Rule number one: Always listen to Buck.
Rule number two: In the absence of an individual whom goes by the name of Buck, improvise.

Yep, so improvise it is. But you know what the funniest thing is? Only girls can make me as miserable, angry and confused as this. And they can even do it over one unwashed bowl. Gotta hand it to 'em.

Tuesday, October 13, 2009

Jiyuu's Lament

Females are noisy creatures. Even if a female is characteristically shy and quiet, if allowed to congregate with her fellow females, she'll transform into a talkative, gossiping, shrieking thing come late night.

I should have been born male. I value my peace and quiet at night. Even noisy rambunctious brothers will eventually go to sleep at night.

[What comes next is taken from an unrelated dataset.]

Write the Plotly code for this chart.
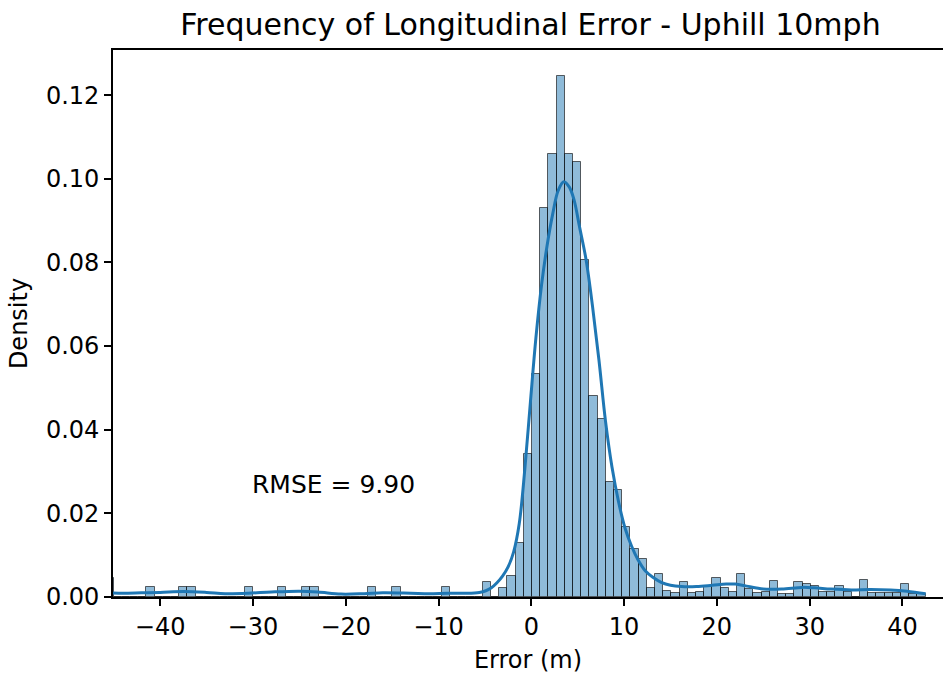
import numpy as np
import plotly.graph_objects as go

# ---- data ----
data_min = -45.9
data_max = 42.5
n_bins = 100

# histogram density per bin (left to right)
density = [
    0.0045, 0, 0, 0, 0,             # -52 .. -48
    0.0025, 0, 0, 0,                # -47 .. -44
    0.0025, 0.0025, 0, 0, 0, 0, 0, 0,  # -43 .. -36
    0.0025, 0, 0, 0,                # -35 .. -32
    0.0025, 0, 0,                   # -31 .. -29
    0.0025, 0.0025, 0, 0, 0, 0, 0, 0,  # -28 .. -21
    0.0025, 0, 0,                   # -20 .. -18
    0.0025, 0, 0, 0, 0, 0,          # -17 .. -12
    0.0025, 0, 0, 0, 0,             # -11 .. -7
    0.0035, 0, 0.0021, 0.0050, 0.0128, 0.0343,   # -6 .. -1
    0.0533, 0.0931, 0.1060, 0.1245, 0.1060, 0.1041, 0.0807,  # 0 .. 6
    0.0481, 0.0426, 0.0275, 0.0255, 0.0167, 0.0114, 0.0092,  # 7 .. 13
    0.0021, 0.0055, 0.0015, 0.0009, 0.0035, 0.0010, 0.0013,  # 14 .. 20
    0.0025, 0.0045, 0.0021, 0.0011, 0.0054, 0.0018, 0.0009,  # 21 .. 27
    0.0011, 0.0039, 0.0008, 0.0008, 0.0035, 0.0030, 0.0026,  # 28 .. 34
    0.0013, 0.0013, 0.0026, 0.0011, 0.0, 0.0041, 0.0009,     # 35 .. 41
    0.0009, 0.0009, 0.0009, 0.0031, 0.0008, 0.0008,          # 42 .. 47
]

# KDE curve read at points
kde_x = [-45.9, -44, -42, -40, -37.5, -35, -33, -30.5, -28, -25, -23, -20.5,
         -18, -16, -13, -11, -9, -7, -5.6, -4.9, -4.3, -3.7, -3.1, -2.5,
         -1.9, -1.3, -0.7, -0.1, 0.5, 1.1, 1.7, 2.3, 2.9, 3.5, 4.1,
         4.6, 5.2, 5.9, 6.6, 7.3, 8.0, 8.7, 9.4, 10.1, 10.8, 11.5, 12.3,
         13.1, 14.0, 15.0, 16.2, 17.8, 19.5, 21.0, 22.0, 23.2, 25.0, 27.0,
         29.2, 30.5, 32.3, 34.5, 36.5, 38.7, 40.5, 42.5]
kde_y = [0.0010, 0.0009, 0.0010, 0.0011, 0.0013, 0.0011, 0.0008, 0.0009,
         0.0012, 0.0014, 0.0012, 0.0007, 0.0008, 0.0010, 0.0009, 0.0008,
         0.0009, 0.0009, 0.0011, 0.0015, 0.0022, 0.0034, 0.0050, 0.0072,
         0.0108, 0.0175, 0.0305, 0.0465, 0.0620, 0.0745, 0.0840, 0.0915,
         0.0972, 0.0993, 0.0980, 0.0950, 0.0885, 0.0807, 0.0695, 0.0565,
         0.0420, 0.0310, 0.0228, 0.0165, 0.0122, 0.0089, 0.0062, 0.0047,
         0.0035, 0.0028, 0.0025, 0.0025, 0.0028, 0.0031, 0.0031, 0.0026,
         0.0019, 0.0019, 0.0023, 0.0022, 0.0019, 0.0017, 0.0018, 0.0017,
         0.0014, 0.0008]

x_ticks = [-40, -30, -20, -10, 0, 10, 20, 30, 40]
x_ticktext = ["\u221240", "\u221230", "\u221220", "\u221210", "0", "10", "20", "30", "40"]
y_ticks = [0.0, 0.02, 0.04, 0.06, 0.08, 0.10, 0.12]
y_ticktext = ["0.00", "0.02", "0.04", "0.06", "0.08", "0.10", "0.12"]

title = "Frequency of Longitudinal Error - Uphill 10mph"
rmse_text = "RMSE = 9.90"

# ---- figure ----
edges = np.linspace(data_min, data_max, n_bins + 1)
centers = (edges[:-1] + edges[1:]) / 2
bin_w = edges[1] - edges[0]

FONT = "DejaVu Sans, Liberation Sans, sans-serif"

fig = go.Figure()
fig.add_trace(go.Bar(
    x=centers, y=density, width=bin_w,
    marker=dict(color="rgba(31,119,180,0.5)",
                line=dict(color="rgba(0,0,0,0.6)", width=1)),
    showlegend=False, hoverinfo="skip",
))
fig.add_trace(go.Scatter(
    x=kde_x, y=kde_y, mode="lines",
    line=dict(color="#1f77b4", width=3, shape="spline", smoothing=1.0),
    showlegend=False, hoverinfo="skip",
))

fig.add_annotation(
    x=-30, y=0.0268, xref="x", yref="y", text=rmse_text,
    showarrow=False, xanchor="left", yanchor="middle", xshift=-3,
    font=dict(family=FONT, size=25, color="black"),
)

fig.update_layout(
    width=943, height=677,
    margin=dict(l=113, r=0, t=50, b=80),
    paper_bgcolor="white", plot_bgcolor="white",
    bargap=0,
    font=dict(family=FONT, color="black"),
    title=dict(text=title, x=0.503, xref="paper", xanchor="center",
               y=1 - 24 / 677, yref="container", yanchor="middle",
               font=dict(family=FONT, size=30, color="black")),
)
fig.update_xaxes(
    range=[-45.08, 44.37], tickmode="array", tickvals=x_ticks, ticktext=x_ticktext,
    ticks="outside", ticklen=7, tickwidth=1.6, tickcolor="black",
    showline=True, linecolor="black", linewidth=1.6, mirror=True,
    showgrid=False, zeroline=False,
    tickfont=dict(family=FONT, size=24, color="black"),
    title=dict(text="Error (m)", font=dict(family=FONT, size=24, color="black"), standoff=12),
)
fig.update_yaxes(
    range=[0, 0.1308], tickmode="array", tickvals=y_ticks, ticktext=y_ticktext,
    ticks="outside", ticklen=7, tickwidth=1.6, tickcolor="black",
    showline=True, linecolor="black", linewidth=1.6, mirror=False,
    showgrid=False, zeroline=False,
    tickfont=dict(family=FONT, size=24, color="black"),
    title=dict(text="Density", font=dict(family=FONT, size=24, color="black"), standoff=12),
)

fig.write_html("out.html")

Teenage and young adult females seem to find renewed vigor once the sun sets. For some unexplainable and annoying reason, that vigor almost exclusively involves gossiping and shrieking laughter. I live with a bunch of hyenic banshees. Sigh.

If the females in my house mutate into screeching harpies, I mutate into the eardrum monster from Beowulf. "Quiet! QuiEEEEET!" I internally agonize. If the squealing gets to a point beyond my patience, I throw books and slam doors. One major difference is, I don't get jumped by a naked hero. Sigh.

Regardless of how much I abuse the inanimate things in my house, the squealing and screeching will not cease. And it seems I'm not much of an impersonator for neither my irritable old hermit nor my eardrum Beowulf monster impersonations get any lasting response from the hyena harpies. And since the hyenas, harpies, banshees, hermits and Beowulf monsters are all female in this case, verbal communication is of no use. We all know that females never say anything straight out. We drop hints.

Jiyuu's Lament: Peace. Quiet. Hot available men. Where art thou?

Tuesday, October 6, 2009

Search for the Ideal Guy

I followed a link from Ginevra to this site called 49 Floors Up: Get Stuck With Your Favorite Celebrity. Sounds interesting. I could pick my favorite celebrity (real or fictional) and we'd get stuck in an elevator between the 49th and 50th floors. Plus, once I've claimed him, he's mine, so to speak. It's all pretend, but that's what the imagination is for.

So I began thinking of which famous person I'd like to be stuck in an elevator with. I thought of Dante (Devil May Cry, if you don't know who he is...*pauses* Well, I pity you) first but Dante, in all of his supreme hotness, coolness and funness, doesn't talk much, does he? (Answer, he doesn't really). If I'm to be stuck in an elevator -- short term or indefinitely -- with someone, I'd want to be able to hold a decently interesting conversation. Even looking at hot men gets boring after a while.

Now that means the guy must be hot, smart, be able to converse well, not be boring….I'm asking too much, aren't I? But surely there are some fictional characters that fit the description?

Hm, Death the Kid? Nope, he'd turn me into Swiss cheese for being so unorganized.

Allen Walker? Cute, funny, and smart enough but a little immature for my taste.

Nara Shikamaru? Not exactly hot, but attractive enough. He's a genius, but he'll probably ask me to play shougi and I'm no good at that.

Isn't there any person, real or fictional, that I could seriously like???

Get a grip, Jiyuu. It's only pretend. Duh. Don't take it so seriously.

Yep, so Dante it is. In the end, hotness prevails. Well, at least in the pretend world.